Contractual Data Ownership
Your contract should explicitly state that you own your data at all times and that the vendor has no right to use, analyze, or retain your data after contract termination. This sounds obvious but is not always explicit in standard contracts.
Get your legal team involved in contract review before you sign. Many vendors’ standard contracts heavily favor the vendor. Negotiating key terms is normal and expected.
After You Sign the Contract
Choosing a vendor is just the beginning. The relationship you build with that vendor over the first six months often determines whether the partnership succeeds long-term.
Establish a Success Framework
Schedule a quarterly business review with your vendor from day one. Use those reviews to track SLA performance, review any incidents, and assess whether your backup strategy still matches your business needs.
Assign an internal owner for the vendor relationship. That person should be the primary contact for escalations and should attend vendor briefings on new features and roadmap updates.
Run a Recovery Drill Within 90 Days
Don’t wait for a real incident to test your setup. Schedule a formal recovery drill within 90 days of going live. Test against your worst-case scenario, not your best case.
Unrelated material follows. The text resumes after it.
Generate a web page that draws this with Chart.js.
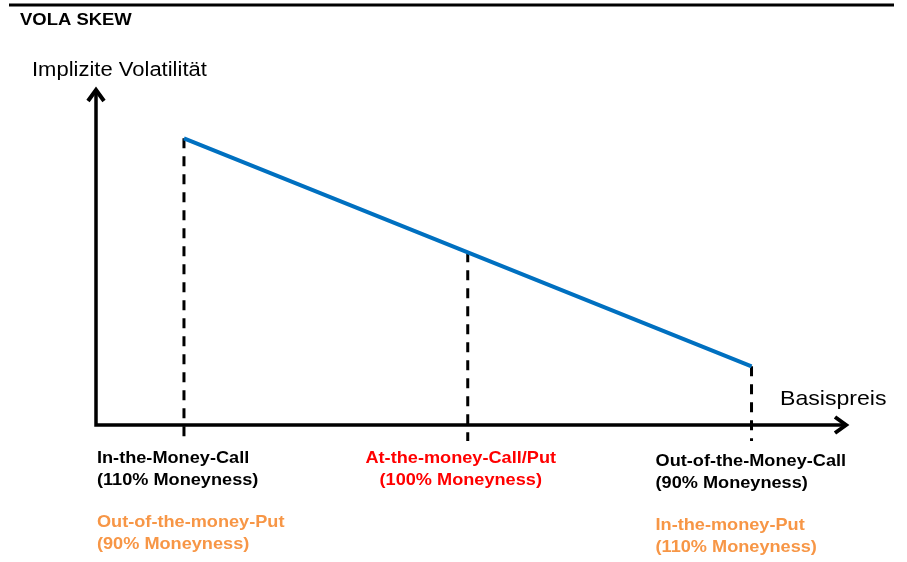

Document the results and share them with your leadership team. If the drill reveals gaps, work with your vendor to close them before an incident forces your hand.
Keep Your Runbook Current
Recovery runbooks go stale fast. Every time you add a new application, migrate infrastructure, or change your team structure, your runbook needs to be updated.
Assign someone specific to own runbook maintenance. Make it a quarterly checklist item, not a “whenever we get to it” task.
Take One Action Today
Pick your two or three highest-priority vendors from your current shortlist and schedule live recovery tests with real data samples. Don’t accept a scripted demo. Ask to see actual recovery performance on a system that resembles your production environment.
That single step will tell you more about a vendor’s real capabilities than any amount of documentation, marketing, or reference checks. Start there and build your evaluation from what you actually see.